**Provided data**
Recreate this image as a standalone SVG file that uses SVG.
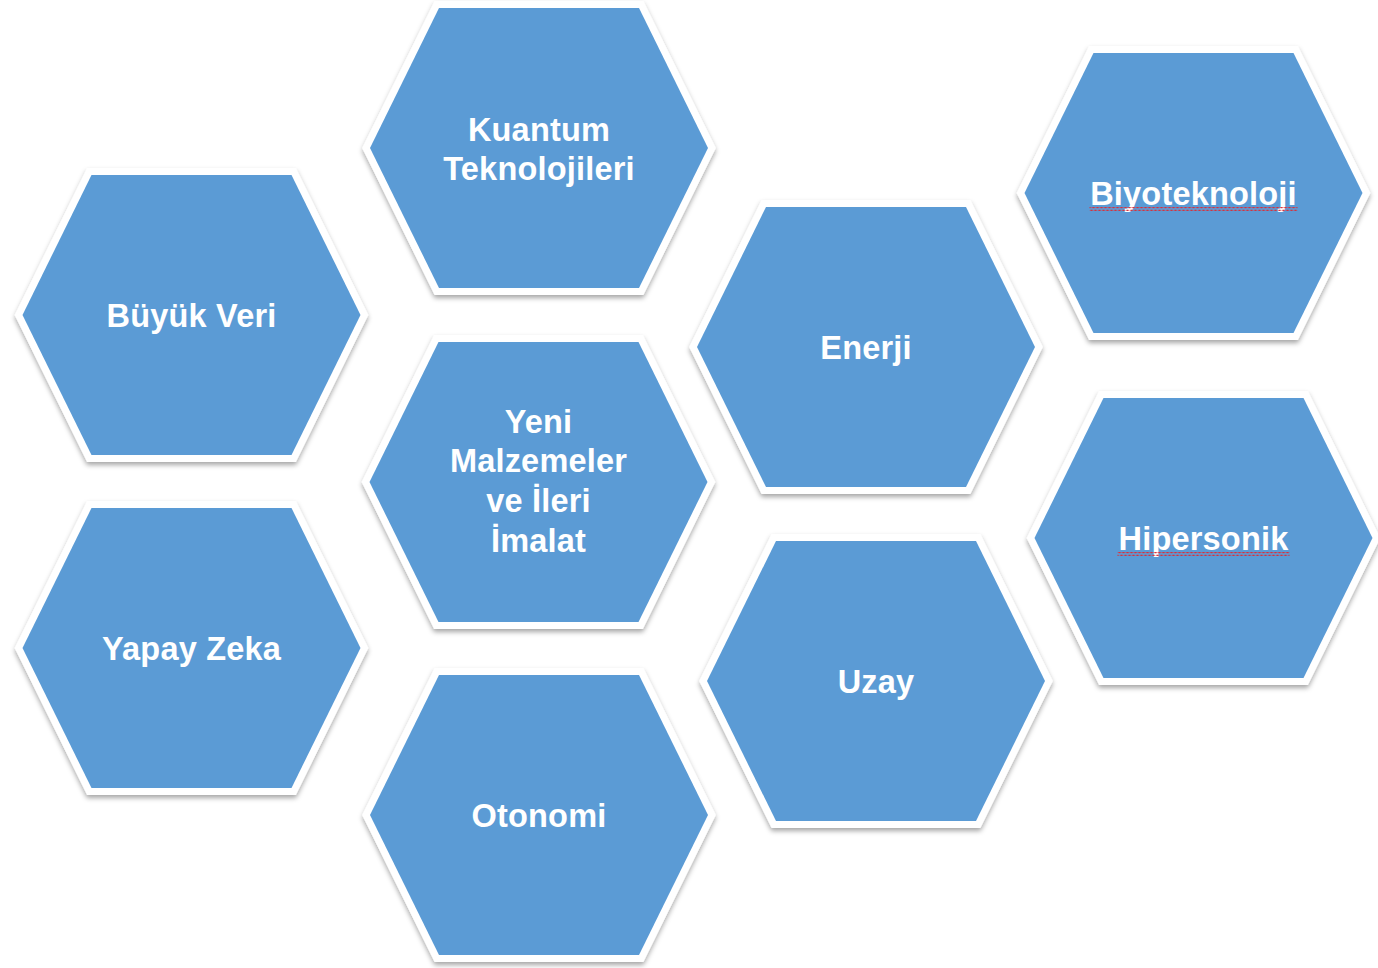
<svg xmlns="http://www.w3.org/2000/svg" xmlns:xlink="http://www.w3.org/1999/xlink" width="1378" height="968" viewBox="0 0 1378 968">
  <style>
    .frame { fill: #ffffff; stroke: #ffffff; stroke-width: 14; stroke-linejoin: miter; filter: url(#shadow); }
    .face { fill: #5B9BD5; }
    .label { font-family: "Liberation Sans", Arial, sans-serif; font-weight: bold; font-size: 32.5px; letter-spacing: 0.2px; fill: #ffffff; text-anchor: middle; }
    .squiggle { fill: url(#wavy); }
  </style>
  <defs>
    <filter id="shadow" x="-10%" y="-10%" width="120%" height="125%">
      <feDropShadow dx="0" dy="3" stdDeviation="2.5" flood-color="#000000" flood-opacity="0.35"/>
    </filter>
    <polygon id="hex" points="-169,0 -100,-140 100,-140 169,0 100,140 -100,140"/>
    <pattern id="wavy" patternUnits="userSpaceOnUse" x="0" y="0" width="4" height="4">
      <polyline points="0,3 2,1 4,3" fill="none" stroke="#d9303a" stroke-width="1.2"/>
    </pattern>
  </defs>
  <rect width="1378" height="968" fill="#ffffff"/>
  <g id="connectors"></g>

  <g id="node-kuantum" transform="translate(539,148)">
    <use href="#hex" class="frame"/>
    <use href="#hex" class="face"/>
    <text class="label" x="0" y="-7">Kuantum</text>
    <text class="label" x="0" y="32">Teknolojileri</text>
  </g>

  <g id="node-buyuk-veri" transform="translate(191.5,315)">
    <use href="#hex" class="frame"/>
    <use href="#hex" class="face"/>
    <text class="label" x="0" y="12">Büyük Veri</text>
  </g>

  <g id="node-yeni-malzemeler" transform="translate(538.5,482)">
    <use href="#hex" class="frame"/>
    <use href="#hex" class="face"/>
    <text class="label" x="0" y="-49">Yeni</text>
    <text class="label" x="0" y="-10">Malzemeler</text>
    <text class="label" x="0" y="30">ve İleri</text>
    <text class="label" x="0" y="70">İmalat</text>
  </g>

  <g id="node-yapay-zeka" transform="translate(191.5,648)">
    <use href="#hex" class="frame"/>
    <use href="#hex" class="face"/>
    <text class="label" x="0" y="12">Yapay Zeka</text>
  </g>

  <g id="node-otonomi" transform="translate(539,815)">
    <use href="#hex" class="frame"/>
    <use href="#hex" class="face"/>
    <text class="label" x="0" y="12">Otonomi</text>
  </g>

  <g id="node-enerji" transform="translate(866,347)">
    <use href="#hex" class="frame"/>
    <use href="#hex" class="face"/>
    <text class="label" x="0" y="12">Enerji</text>
  </g>

  <g id="node-uzay" transform="translate(876,681)">
    <use href="#hex" class="frame"/>
    <use href="#hex" class="face"/>
    <text class="label" x="0" y="12">Uzay</text>
  </g>

  <g id="node-biyoteknoloji" transform="translate(1193.5,193)">
    <use href="#hex" class="frame"/>
    <use href="#hex" class="face"/>
    <text class="label" x="0" y="12">Biyoteknoloji</text>
    <rect class="squiggle" x="-104" y="14" width="208" height="4"/>
  </g>

  <g id="node-hipersonik" transform="translate(1203.5,538)">
    <use href="#hex" class="frame"/>
    <use href="#hex" class="face"/>
    <text class="label" x="0" y="12">Hipersonik</text>
    <rect class="squiggle" x="-86" y="14" width="172" height="4"/>
  </g>
</svg>
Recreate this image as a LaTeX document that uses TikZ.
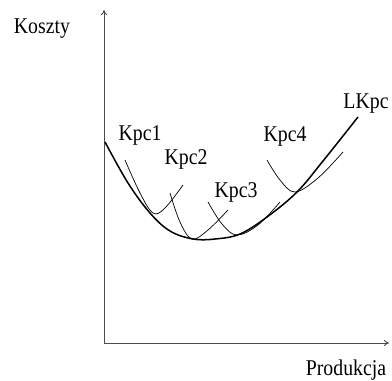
\documentclass[tikz,border=0pt]{standalone}
\usepackage{fontspec}
\setmainfont{Liberation Serif}
\usetikzlibrary{arrows.meta}
\newcommand{\nar}[1]{\scalebox{0.88}[1]{#1}}
\begin{document}
\begin{tikzpicture}[x=1pt,y=-1pt,
  axis/.style={draw=black!70,line width=0.9pt,-{To[length=5pt,width=6pt]}},
  env/.style={line width=1.5pt,line join=round},
  short/.style={line width=0.7pt},
  lbl/.style={font=\fontsize{22.5}{24}\selectfont,inner sep=0pt}]
\useasboundingbox (0,0) rectangle (392,381);
\coordinate (o) at (104,343);
\coordinate (yt) at (104,10);
\coordinate (xt) at (389,343);
\draw[axis] (o) -- (yt);
\draw[axis] (o) -- (xt);
\node[lbl] (ky) at (42,29) {\nar{Koszty}};
\node[lbl] (pr) at (346,370) {\nar{Produkcja}};
% envelope LKpc
\draw[env] plot[smooth,tension=0.6] coordinates {(105,142) (128,183) (150,213) (170,231) (193,239) (215,239) (240,234) (267,217) (297,192) (323,161) (358,117)};
% short-run curves
\draw[short] plot[smooth,tension=0.6] coordinates {(125,160) (140,193) (153,213) (165,208) (183,185)};
\draw[short] plot[smooth,tension=0.6] coordinates {(170,193) (180,222) (192,239) (208,230) (228,210)};
\draw[short] plot[smooth,tension=0.6] coordinates {(208,202) (222,224) (237,235) (258,225) (280,202)};
\draw[short] plot[smooth,tension=0.6] coordinates {(267,160) (280,180) (295,192) (318,178) (343,152)};
\node[lbl] (k1) at (140,135) {\nar{Kpc1}};
\node[lbl] (k2) at (186,159) {\nar{Kpc2}};
\node[lbl] (k3) at (236,192) {\nar{Kpc3}};
\node[lbl] (k4) at (285,136) {\nar{Kpc4}};
\node[lbl] (lk) at (366,104) {\nar{LKpc}};
\end{tikzpicture}
\end{document}
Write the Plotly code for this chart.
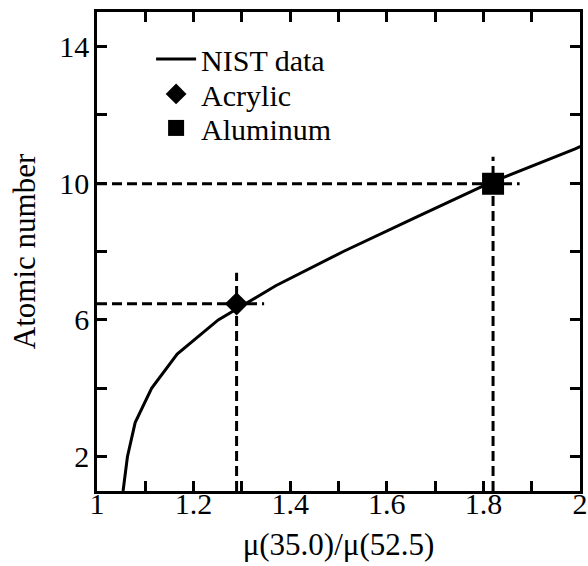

**Written instruction**
Your job is to transcribe the entries above exactly; skip the pictures.

**Finished task**
Recreate this image as a standalone SVG file that uses SVG.
<svg xmlns="http://www.w3.org/2000/svg" xmlns:xlink="http://www.w3.org/1999/xlink" width="1378" height="968" viewBox="0 0 1378 968">
  <style>
    .frame { fill: #ffffff; stroke: #ffffff; stroke-width: 14; stroke-linejoin: miter; filter: url(#shadow); }
    .face { fill: #5B9BD5; }
    .label { font-family: "Liberation Sans", Arial, sans-serif; font-weight: bold; font-size: 32.5px; letter-spacing: 0.2px; fill: #ffffff; text-anchor: middle; }
    .squiggle { fill: url(#wavy); }
  </style>
  <defs>
    <filter id="shadow" x="-10%" y="-10%" width="120%" height="125%">
      <feDropShadow dx="0" dy="3" stdDeviation="2.5" flood-color="#000000" flood-opacity="0.35"/>
    </filter>
    <polygon id="hex" points="-169,0 -100,-140 100,-140 169,0 100,140 -100,140"/>
    <pattern id="wavy" patternUnits="userSpaceOnUse" x="0" y="0" width="4" height="4">
      <polyline points="0,3 2,1 4,3" fill="none" stroke="#d9303a" stroke-width="1.2"/>
    </pattern>
  </defs>
  <rect width="1378" height="968" fill="#ffffff"/>
  <g id="connectors"></g>

  <g id="node-kuantum" transform="translate(539,148)">
    <use href="#hex" class="frame"/>
    <use href="#hex" class="face"/>
    <text class="label" x="0" y="-7">Kuantum</text>
    <text class="label" x="0" y="32">Teknolojileri</text>
  </g>

  <g id="node-buyuk-veri" transform="translate(191.5,315)">
    <use href="#hex" class="frame"/>
    <use href="#hex" class="face"/>
    <text class="label" x="0" y="12">Büyük Veri</text>
  </g>

  <g id="node-yeni-malzemeler" transform="translate(538.5,482)">
    <use href="#hex" class="frame"/>
    <use href="#hex" class="face"/>
    <text class="label" x="0" y="-49">Yeni</text>
    <text class="label" x="0" y="-10">Malzemeler</text>
    <text class="label" x="0" y="30">ve İleri</text>
    <text class="label" x="0" y="70">İmalat</text>
  </g>

  <g id="node-yapay-zeka" transform="translate(191.5,648)">
    <use href="#hex" class="frame"/>
    <use href="#hex" class="face"/>
    <text class="label" x="0" y="12">Yapay Zeka</text>
  </g>

  <g id="node-otonomi" transform="translate(539,815)">
    <use href="#hex" class="frame"/>
    <use href="#hex" class="face"/>
    <text class="label" x="0" y="12">Otonomi</text>
  </g>

  <g id="node-enerji" transform="translate(866,347)">
    <use href="#hex" class="frame"/>
    <use href="#hex" class="face"/>
    <text class="label" x="0" y="12">Enerji</text>
  </g>

  <g id="node-uzay" transform="translate(876,681)">
    <use href="#hex" class="frame"/>
    <use href="#hex" class="face"/>
    <text class="label" x="0" y="12">Uzay</text>
  </g>

  <g id="node-biyoteknoloji" transform="translate(1193.5,193)">
    <use href="#hex" class="frame"/>
    <use href="#hex" class="face"/>
    <text class="label" x="0" y="12">Biyoteknoloji</text>
    <rect class="squiggle" x="-104" y="14" width="208" height="4"/>
  </g>

  <g id="node-hipersonik" transform="translate(1203.5,538)">
    <use href="#hex" class="frame"/>
    <use href="#hex" class="face"/>
    <text class="label" x="0" y="12">Hipersonik</text>
    <rect class="squiggle" x="-86" y="14" width="172" height="4"/>
  </g>
</svg>
Recreate this image as a LaTeX document that uses TikZ.
\documentclass[tikz,border=0pt]{standalone}
\usepackage{fontspec}
\setmainfont{Liberation Serif}
\usetikzlibrary{arrows.meta}
\newcommand{\nar}[1]{\scalebox{0.88}[1]{#1}}
\begin{document}
\begin{tikzpicture}[x=1pt,y=-1pt,
  axis/.style={draw=black!70,line width=0.9pt,-{To[length=5pt,width=6pt]}},
  env/.style={line width=1.5pt,line join=round},
  short/.style={line width=0.7pt},
  lbl/.style={font=\fontsize{22.5}{24}\selectfont,inner sep=0pt}]
\useasboundingbox (0,0) rectangle (392,381);
\coordinate (o) at (104,343);
\coordinate (yt) at (104,10);
\coordinate (xt) at (389,343);
\draw[axis] (o) -- (yt);
\draw[axis] (o) -- (xt);
\node[lbl] (ky) at (42,29) {\nar{Koszty}};
\node[lbl] (pr) at (346,370) {\nar{Produkcja}};
% envelope LKpc
\draw[env] plot[smooth,tension=0.6] coordinates {(105,142) (128,183) (150,213) (170,231) (193,239) (215,239) (240,234) (267,217) (297,192) (323,161) (358,117)};
% short-run curves
\draw[short] plot[smooth,tension=0.6] coordinates {(125,160) (140,193) (153,213) (165,208) (183,185)};
\draw[short] plot[smooth,tension=0.6] coordinates {(170,193) (180,222) (192,239) (208,230) (228,210)};
\draw[short] plot[smooth,tension=0.6] coordinates {(208,202) (222,224) (237,235) (258,225) (280,202)};
\draw[short] plot[smooth,tension=0.6] coordinates {(267,160) (280,180) (295,192) (318,178) (343,152)};
\node[lbl] (k1) at (140,135) {\nar{Kpc1}};
\node[lbl] (k2) at (186,159) {\nar{Kpc2}};
\node[lbl] (k3) at (236,192) {\nar{Kpc3}};
\node[lbl] (k4) at (285,136) {\nar{Kpc4}};
\node[lbl] (lk) at (366,104) {\nar{LKpc}};
\end{tikzpicture}
\end{document}
Write the Plotly code for this chart.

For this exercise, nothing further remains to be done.